Paul Keckley is managing director of Navigant’s Healthcare practice.

 

6 replies »

  1. kinda like a guy who was a “community organizer” and voted “present” in the senate for 160 days can create a healthcare plan for 320 million people.

  2. Trump’s entertaining, but so is a wrestling match on WWF. Would you actually want one of those wrestlers as president?

    I thought the insurance industry WAS free enterprise – guess not.

    Not sure a guy who inherited his dad’s real estate empire and went on to go bankrupt a number of times on other peoples money knows much about anything in the real world of middle America.

  3. With MLR rules in place, it would seem that any difference in premiums between Mobile and elsewhere must be attributable mainly to the cost of healthcare and the health status of the population. The local Blue’s high market share is probably not a significant factor.

    Health status is driven largely by personal behavior like smoking, drinking, diet, exercise, etc. as well as socioeconomic status and environmental factors. Healthcare, at least compared to other places, is driven partly by differences in physician practice patterns which may be more aggressive than average in Mobile. I have no idea whether they are or aren’t. I also don’t know how the incidence of poverty in Mobile compares to other places within AL or in other states.

    On the subjects of healthcare and health insurance, as well as other issues, I don’t think Trump has a clue even though he’s rich and went to Wharton. If people support him enough to actually vote for him during the upcoming Republican primaries, I’m afraid the joke will be on us.

  4. it’s hard for policy wonks to believe, but a lot of people don’t care. Polls suggest Trump’s attacks on insurers are going to play well. As will his attacks on Obamacare’s spend.

  5. Policy detail is for the Losers that created this mess. https://twitter.com/BobbyGvegas/status/632252762206539776

    Beyond his crass appeals to Nativism, Trump’s entire media appeal now is based on people wanting to see the drive-by wreckage of “Who Will He Insult TODAY?” I’m not sure how much “legs” that M.O. will have, long-term. It’s getting to be an increasingly small pool of yet-to-be-insulted targets.
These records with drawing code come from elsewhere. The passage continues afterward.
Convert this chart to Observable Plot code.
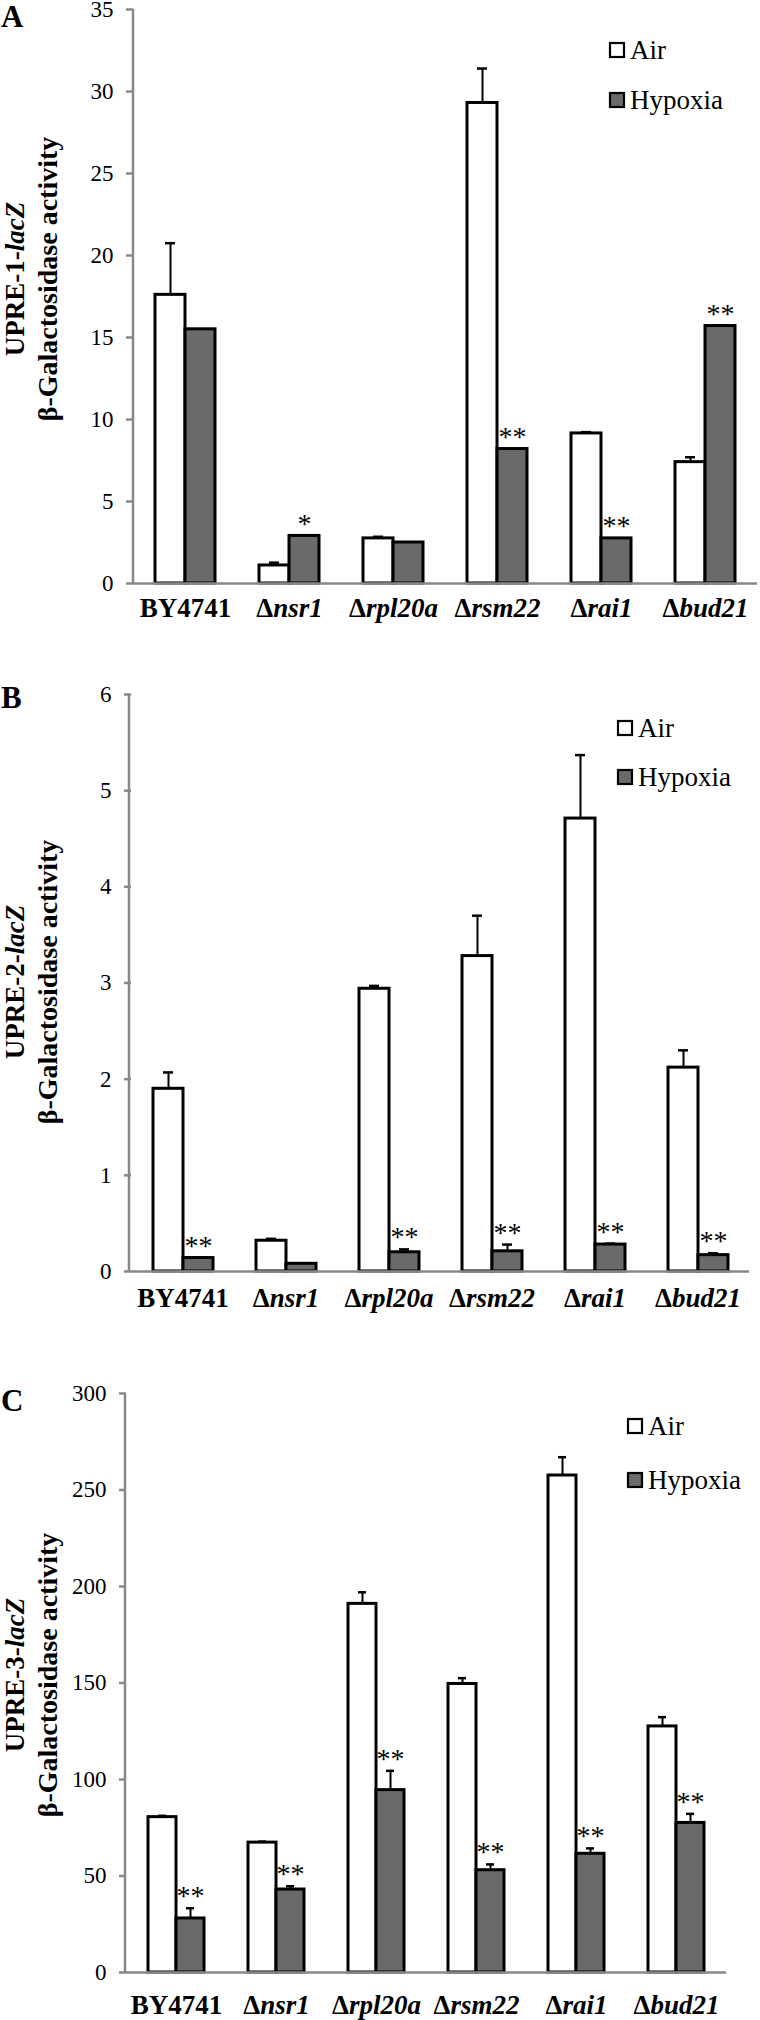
<!DOCTYPE html>
<html>
<head>
<meta charset="utf-8">
<script src="https://cdn.jsdelivr.net/npm/d3@7"></script>
<script src="https://cdn.jsdelivr.net/npm/@observablehq/plot@0.6"></script>
<style>
  html, body { margin: 0; padding: 0; background: #fff; }
  #root { position: relative; width: 760px; height: 2020px; overflow: hidden; background: #fff; }
  .panel { position: absolute; left: 0; width: 760px; }
  svg { overflow: visible; }
  g[aria-label="fx-axis tick label"] { font-weight: bold; }
</style>
</head>
<body>
<div id="root"></div>
<script>
// ---------- data ----------
const categories = ["BY4741", "Δnsr1", "Δrpl20a", "Δrsm22", "Δrai1", "Δbud21"];
const series = ["Air", "Hypoxia"];

// Panel A: UPRE-1-lacZ
const airA    = [17.6, 1.1, 2.75, 29.3, 9.15, 7.4];
const airErrA = [3.15, 0.17, 0.1, 2.1, 0.08, 0.3];
const hypA    = [15.5, 2.9, 2.5, 8.2, 2.75, 15.7];
const hypErrA = [0, 0, 0, 0, 0, 0];
const starsA  = ["", "*", "", "**", "**", "**"];
const ticksA  = [0, 5, 10, 15, 20, 25, 30, 35];

// Panel B: UPRE-2-lacZ
const airB    = [1.9, 0.32, 2.94, 3.28, 4.71, 2.12];
const airErrB = [0.17, 0.02, 0.03, 0.42, 0.66, 0.18];
const hypB    = [0.14, 0.08, 0.2, 0.21, 0.28, 0.17];
const hypErrB = [0, 0, 0.03, 0.07, 0.01, 0.02];
const starsB  = ["**", "", "**", "**", "**", "**"];
const ticksB  = [0, 1, 2, 3, 4, 5, 6];

// Panel C: UPRE-3-lacZ
const airC    = [80.5, 67.3, 191, 149.5, 257.5, 127.5];
const airErrC = [0.7, 0.5, 6, 3, 9.5, 4.8];
const hypC    = [28, 43, 94.5, 53, 61.5, 77.5];
const hypErrC = [5.3, 1.7, 10, 3, 2.8, 4.7];
const starsC  = ["**", "**", "**", "**", "**", "**"];
const ticksC  = [0, 50, 100, 150, 200, 250, 300];

// ---------- helpers ----------
const SERIF = "'Liberation Serif', 'Times New Roman', Times, serif";
const GRAY_AXIS = "#888888";
const GRAY_BAR = "#6a6a6a";

function rowsFor(air, airErr, hyp, hypErr, stars) {
  return categories.flatMap((c, i) => [
    {category: c, series: "Air", value: air[i], err: airErr[i], star: ""},
    {category: c, series: "Hypoxia", value: hyp[i], err: hypErr[i], star: stars[i]}
  ]);
}

function panel(cfg) {
  const {rows, ticks, top, height, mt, mb, ml, mr, xPad, labelPad,
         letter, letterY, reporter, ylabelY, legend} = cfg;
  const yMax = ticks[ticks.length - 1];
  const errRows = rows.filter(d => d.err > 0);
  const svg = Plot.plot({
    width: 760,
    height,
    marginTop: mt, marginBottom: mb, marginLeft: ml, marginRight: mr,
    style: {fontFamily: SERIF, color: "black", background: "transparent", overflow: "visible"},
    fx: {domain: categories, padding: 0, label: null},
    x: {domain: series, paddingInner: 0, paddingOuter: xPad, axis: null},
    y: {domain: [0, yMax], label: null},
    color: {domain: series, range: ["white", GRAY_BAR]},
    marks: [
      Plot.axisY({ticks, tickSize: 7, tickPadding: 13, stroke: GRAY_AXIS, strokeWidth: 2.5,
                  fill: "black", fontSize: 23, label: null, tickFormat: d => String(d)}),
      Plot.axisFx({anchor: "bottom", tickSize: 0, tickPadding: labelPad, fontSize: 27, label: null}),
      Plot.ruleX(errRows, {fx: "category", x: "series", y1: "value", y2: d => d.value + d.err,
                           stroke: "black", strokeWidth: 2}),
      Plot.tickY(errRows, {fx: "category", x: "series", y: d => d.value + d.err,
                           stroke: "black", strokeWidth: 2.5, insetLeft: 10, insetRight: 10}),
      Plot.barY(rows, {fx: "category", x: "series", y: "value", fill: "series",
                       stroke: "black", strokeWidth: 3}),
      Plot.ruleY([0], {stroke: GRAY_AXIS, strokeWidth: 2.5}),
      Plot.text(rows.filter(d => d.star), {fx: "category", x: "series", y: d => d.value + d.err,
                       text: "star", dy: -12, fontSize: 28, fontFamily: SERIF, letterSpacing: 2})
    ]
  });

  const s = d3.select(svg);
  const ys = svg.scale("y");

  // y-axis line
  s.append("line")
    .attr("x1", ml).attr("x2", ml)
    .attr("y1", ys.apply(yMax)).attr("y2", ys.apply(0))
    .attr("stroke", GRAY_AXIS).attr("stroke-width", 2.5);

  // italic gene names in category labels
  s.selectAll('g[aria-label="fx-axis tick label"] text').each(function() {
    const t = this.textContent;
    if (t.startsWith("Δ")) {
      const el = d3.select(this);
      el.text("");
      el.append("tspan").text("Δ");
      el.append("tspan").attr("font-style", "italic").text(t.slice(1));
    }
  });

  // panel letter
  s.append("text").attr("x", 1).attr("y", letterY).attr("text-anchor", "start")
    .attr("font-family", SERIF).attr("font-weight", "bold").attr("font-size", 31)
    .attr("fill", "black").text(letter);

  // two-line y label
  const l1 = s.append("text")
    .attr("transform", `translate(24,${ylabelY}) rotate(-90)`)
    .attr("text-anchor", "middle").attr("font-family", SERIF)
    .attr("font-weight", "bold").attr("font-size", 27).attr("fill", "black");
  l1.append("tspan").text(`UPRE-${reporter}-`);
  l1.append("tspan").attr("font-style", "italic").text("lacZ");
  s.append("text")
    .attr("transform", `translate(57,${ylabelY}) rotate(-90)`)
    .attr("text-anchor", "middle").attr("font-family", SERIF)
    .attr("font-weight", "bold").attr("font-size", 28).attr("fill", "black")
    .text("β-Galactosidase activity");

  // legend
  const lg = s.append("g");
  series.forEach((name, i) => {
    const by = legend.y[i];
    lg.append("rect").attr("x", legend.x).attr("y", by).attr("width", 14).attr("height", 14)
      .attr("fill", i === 0 ? "white" : GRAY_BAR).attr("stroke", "black").attr("stroke-width", 2.2);
    lg.append("text").attr("x", legend.x + 20).attr("y", by + 16).attr("text-anchor", "start")
      .attr("font-family", SERIF).attr("font-size", 27).attr("fill", "black").text(name);
  });

  const div = document.createElement("div");
  div.className = "panel";
  div.style.top = top + "px";
  div.style.height = height + "px";
  div.appendChild(svg);
  document.getElementById("root").appendChild(div);
}

panel({
  rows: rowsFor(airA, airErrA, hypA, hypErrA, starsA), ticks: ticksA,
  top: 0, height: 660, mt: 9, mb: 77, ml: 133, mr: 3, xPad: 0.705, labelPad: 14,
  letter: "A", letterY: 27, reporter: "1", ylabelY: 279,
  legend: {x: 610, y: [43, 93]}
});
panel({
  rows: rowsFor(airB, airErrB, hypB, hypErrB, starsB), ticks: ticksB,
  top: 660, height: 680, mt: 34, mb: 69, ml: 129, mr: 10, xPad: 0.697, labelPad: 16,
  letter: "B", letterY: 48, reporter: "2", ylabelY: 322,
  legend: {x: 618, y: [61, 110]}
});
panel({
  rows: rowsFor(airC, airErrC, hypC, hypErrC, starsC), ticks: ticksC,
  top: 1340, height: 680, mt: 53, mb: 48, ml: 125, mr: 34, xPad: 0.728, labelPad: 22,
  letter: "C", letterY: 71, reporter: "3", ylabelY: 335,
  legend: {x: 628, y: [79, 133]}
});
</script>
</body>
</html>
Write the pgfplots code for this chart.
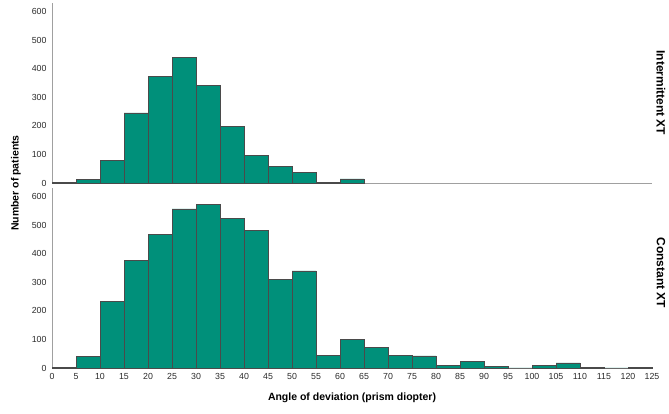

When he does amble off into “answering” a policy question, it can be painful to witness. e.g., Trump on Iranian nukes (verbatim, video at C-SPAN):

    “Look, having nuclear—my uncle was a great professor and scientist and engineer, Dr. John Trump at MIT; good genes, very good genes, OK, very smart, the Wharton School of Finance, very good, very smart—you know, if you’re a conservative Republican, if I were a liberal, if, like, OK, if I ran as a liberal Democrat, they would say I’m one of the smartest people anywhere in the world—it’s true!—but when you’re a conservative Republican they try—oh, do they do a number—that’s why I always start off: Went to Wharton, was a good student, went there, went there, did this, built a fortune—you know I have to give my like credentials all the time, because we’re a little disadvantaged—but you look at the nuclear deal, the thing that really bothers me—it would have been so easy, and it’s not as important as these lives are (nuclear is powerful; my uncle explained that to me many, many years ago, the power and that was 35 years ago; he would explain the power of what’s going to happen and he was right—who would have thought?), but when you look at what’s going on with the four prisoners—now it used to be three, now it’s four—but when it was three and even now, I would have said it’s all in the messenger; fellas, and it is fellas because, you know, they don’t, they haven’t figured that the women are smarter right now than the men, so, you know, it’s gonna take them about another 150 years—but the Persians are great negotiators, the Iranians are great negotiators, so, and they, they just killed, they just killed us.”